About a month after the launch of major pilot projects for connected driving in China, the problems with the project are becoming visible.
(Image:Ministry of Industry and IT | Asia Waypoint)

High Costs

Many experts consider connected driving to be the superior and safer variant of automated driving because cars that are networked with other road users and roadside control systems are better "informed" than those relying solely on their own sensors or maps. However, this is very expensive. The economic magazine Caixin has recently calculated the costs that each individual city or municipality will incur before the vision of widespread connectivity can become a reality.

To equip a pilot project in the Yizhuang district of Beijing, covering an area of 60 km² with the necessary infrastructure, which includes 5G antennas, roadside sensors, or smart traffic lights, the city of Beijing has so far invested "more than two billion Yuan," equivalent to about 250 million Euros, reports Caixin.

Although the expansion of the zone by an additional 100 km² (38.6 square miles) is already underway, and a plan to cover all roads in Beijing is under discussion, the initial investment alone would require "ten billion yuan" (approximately €1.3 billion or $1.44 billion), according to estimates. Caixin highlights the scale of this challenge, noting that replicating Yizhuang’s advancements throughout Beijing would be a significant financial burden. "Equipping thousands of intersections across the city would demand billions more in yuan for necessary upgrades."

No business model available

For the four to eight cameras, four millimeter-wave radar devices, and one LiDAR required per intersection, the hardware alone costs about 500,000 Yuan, which is nearly 64,000 Euros (approx. 71,000 USD). Financially robust metropolises like Beijing or Shanghai might be able to afford this, but in the Chinese provinces, many local governments are already heavily indebted.

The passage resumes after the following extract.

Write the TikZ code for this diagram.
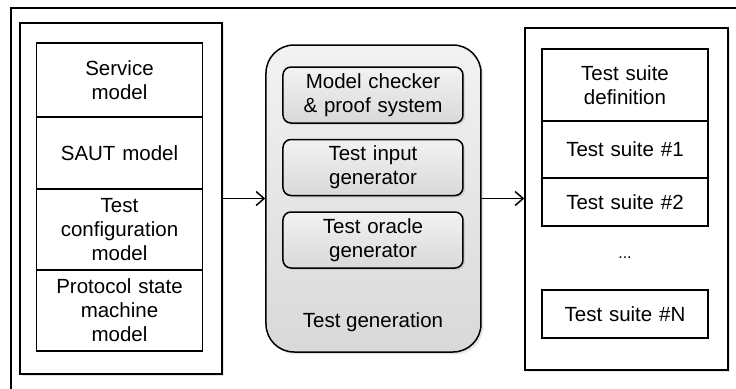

What currently motivates automakers to wait is also the lack of a realistic business model for the long-term operation of the networks. The electricity costs and fees of network operators like China Mobile and cloud providers are high. It is not yet clear how the installation of receivers in cars is supposed to pay off for automakers.

As long as the scaling beyond the twenty pilot zones progresses slowly, the technology remains unattractive for car buyers. "If one part of a city achieves autonomous driving at level L4, but another part only reaches L3 or L2, it is meaningless for the automakers," Jingji Guancha Bao quotes an expert. This cannot be explained to customers—and thus, they cannot be charged for it.

Despite these issues, the Beijing central government is still committed to its vision, which is also incorporated into the 14th Five-Year Plan of the party. Chinese planners view connected driving as another opportunity to outpace the West in emerging, new technologies from the outset, similar to e-mobility. Giving up quickly due to problems in the initial phase is not their approach.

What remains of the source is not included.